Simon Helberg credited as playing...
Howard Wolowitz
- Bernadette Rostenkowski: So what happens next?
- Howard Wolowitz: It's phase two. We test it, perfect it, and hope to live long enough to see the movie based on our lives starring more attractive versions of ourselves.
- Sheldon Cooper: [Walks into an empty apartment by mistake] The Air Force did it again! They're erasing our lives!
- Leonard Hofstadter: [Sees number on door] Third floor. Wrong apartment.
- Howard Wolowitz: Although, if anyone's gonna clean out your apartment and disappear, it'd be Penny.
- Leonard Hofstadter: She might disappear, but she's definitly not going to clean anything.
- Leonard Hofstadter: Sir, I'm sorry, but I just don't get it. You came into our lab in the middle of the night and took our prototype and all of our research and didn't even tell us?
- Colonel Richard Williams: Sounds like you get it.
- Howard Wolowitz: Why would you do that?
- Colonel Richard Williams: You guys completed Phase One, we'll take it from here.

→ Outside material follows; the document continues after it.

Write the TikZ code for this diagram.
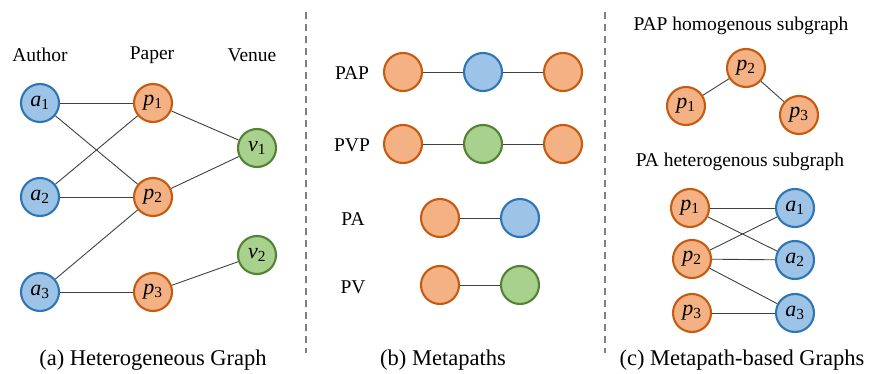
\documentclass[tikz,border=0pt]{standalone}
\usepackage{fontspec}
\setmainfont{Liberation Serif}
\usepackage{tikz}
\usetikzlibrary{positioning}
\definecolor{paperfill}{HTML}{F4B183}
\definecolor{paperline}{HTML}{C55A11}
\definecolor{authfill}{HTML}{9DC3E6}
\definecolor{authline}{HTML}{2E75B6}
\definecolor{venfill}{HTML}{A9D18E}
\definecolor{venline}{HTML}{548235}
\newcommand{\nd}[2]{{\itshape #1}\textsubscript{#2}}
\tikzset{
  vtx/.style={circle,line width=2.1pt,minimum size=38pt,inner sep=0pt,
    font=\fontsize{22}{24}\selectfont},
  pnode/.style={vtx,draw=paperline,fill=paperfill},
  anode/.style={vtx,draw=authline,fill=authfill},
  vnode/.style={vtx,draw=venline,fill=venfill},
  lbl/.style={font=\fontsize{19.5}{22}\selectfont},
  captxt/.style={font=\fontsize{22.5}{26}\selectfont},
  link/.style={draw=black!75,line width=0.9pt},
  sep/.style={draw=black!50,line width=1.5pt,dash pattern=on 7pt off 5pt}
}
\begin{document}
\begin{tikzpicture}[x=1pt,y=-1pt,node distance=80pt,on grid]
  \useasboundingbox (0,0) rectangle (879,374);
  % (a) heterogeneous graph
  \node[lbl] (tauth) at (40,55) {Author};
  \node[lbl] (tpap) at (152,55) {Paper};
  \node[lbl] (tven) at (252,55) {Venue};
  \node[anode] (a1) at (40,103) {\nd{a}{1}};
  \node[anode] (a2) at (40,197) {\nd{a}{2}};
  \node[anode] (a3) at (40,292) {\nd{a}{3}};
  \node[pnode] (p1) at (153,103) {\nd{p}{1}};
  \node[pnode] (p2) at (153,197) {\nd{p}{2}};
  \node[pnode] (p3) at (153,292) {\nd{p}{3}};
  \node[vnode] (v1) at (257,148) {\nd{v}{1}};
  \node[vnode] (v2) at (257,255) {\nd{v}{2}};
  \path[link]
  (a1) edge (p1)
  (a1) edge (p2)
  (a2) edge (p1)
  (a2) edge (p2)
  (a3) edge (p2)
  (a3) edge (p3)
  (p1) edge (v1)
  (p2) edge (v1)
  (p3) edge (v2)
  ;
  \node[captxt] (capa) at (153,360) {(a) Heterogeneous Graph};
  \draw[sep] (306,12) -- (306,353);
  % (b) metapaths
  \node[lbl] (tpap2) at (352,73) {PAP};
  \node[pnode] (m1) at (403,72) {};
  \node[anode,right=of m1] (m2) {};
  \node[pnode,right=of m2] (m3) {};
  \node[lbl] (tpvp) at (352,145) {PVP};
  \node[pnode] (n1) at (403,144) {};
  \node[vnode,right=of n1] (n2) {};
  \node[pnode,right=of n2] (n3) {};
  \node[lbl] (tpa) at (353,219) {PA};
  \node[pnode] (q1) at (440,218) {};
  \node[anode,right=of q1] (q2) {};
  \node[lbl] (tpv) at (353,287) {PV};
  \node[pnode] (r1) at (440,285) {};
  \node[vnode,right=of r1] (r2) {};
  \path[link]
  (m1) edge (m2)
  (m2) edge (m3)
  (n1) edge (n2)
  (n2) edge (n3)
  (q1) edge (q2)
  (r1) edge (r2)
  ;
  \node[captxt] (capb) at (443,360) {(b) Metapaths};
  \draw[sep] (605,12) -- (605,353);
  % (c) metapath-based graphs
  \node[lbl] (thomo) at (741,26) {PAP homogenous subgraph};
  \node[pnode] (h2) at (746,68) {\nd{p}{2}};
  \node[pnode] (h1) at (686,106) {\nd{p}{1}};
  \node[pnode] (h3) at (799,115) {\nd{p}{3}};
  \path[link]
  (h1) edge (h2)
  (h2) edge (h3)
  ;
  \node[lbl] (thet) at (740,162) {PA heterogenous subgraph};
  \node[pnode] (g1) at (690,208) {\nd{p}{1}};
  \node[pnode] (g2) at (692,259) {\nd{p}{2}};
  \node[pnode] (g3) at (692,313) {\nd{p}{3}};
  \node[anode] (b1) at (795,208) {\nd{a}{1}};
  \node[anode] (b2) at (795,260) {\nd{a}{2}};
  \node[anode] (b3) at (795,313) {\nd{a}{3}};
  \path[link]
  (g1) edge (b1)
  (g1) edge (b2)
  (g2) edge (b1)
  (g2) edge (b2)
  (g2) edge (b3)
  (g3) edge (b3)
  ;
  \node[captxt] (capc) at (742,360) {(c) Metapath-based Graphs};
\end{tikzpicture}
\end{document}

- Sheldon Cooper: Where did you move it?
- Colonel Richard Williams: I can't tell you that.
- Leonard Hofstadter: Are you implementing Phase Two?
- Colonel Richard Williams: I can't tell you that.
- Sheldon Cooper: Wait, so you're just going to take all the work we've done for the last year and toss us aside?
- Colonel Richard Williams: That one I can tell you: yes.
- Howard Wolowitz: This is all very upsetting.
- Colonel Richard Williams: I'm sorry to hear that. As you know, the primary focus of the United States Military is people's feelings.
- Sheldon Cooper: If that's sarcasm, please save it for our enemies.
- Howard Wolowitz: How can you work on something for a year and they just take it?
- Leonard Hofstadter: I can't believe the Air Force would treat us like that.
- Sheldon Cooper: You know, I have a good mind to stop paying my taxes. It's too bad I enjoy doing them so much.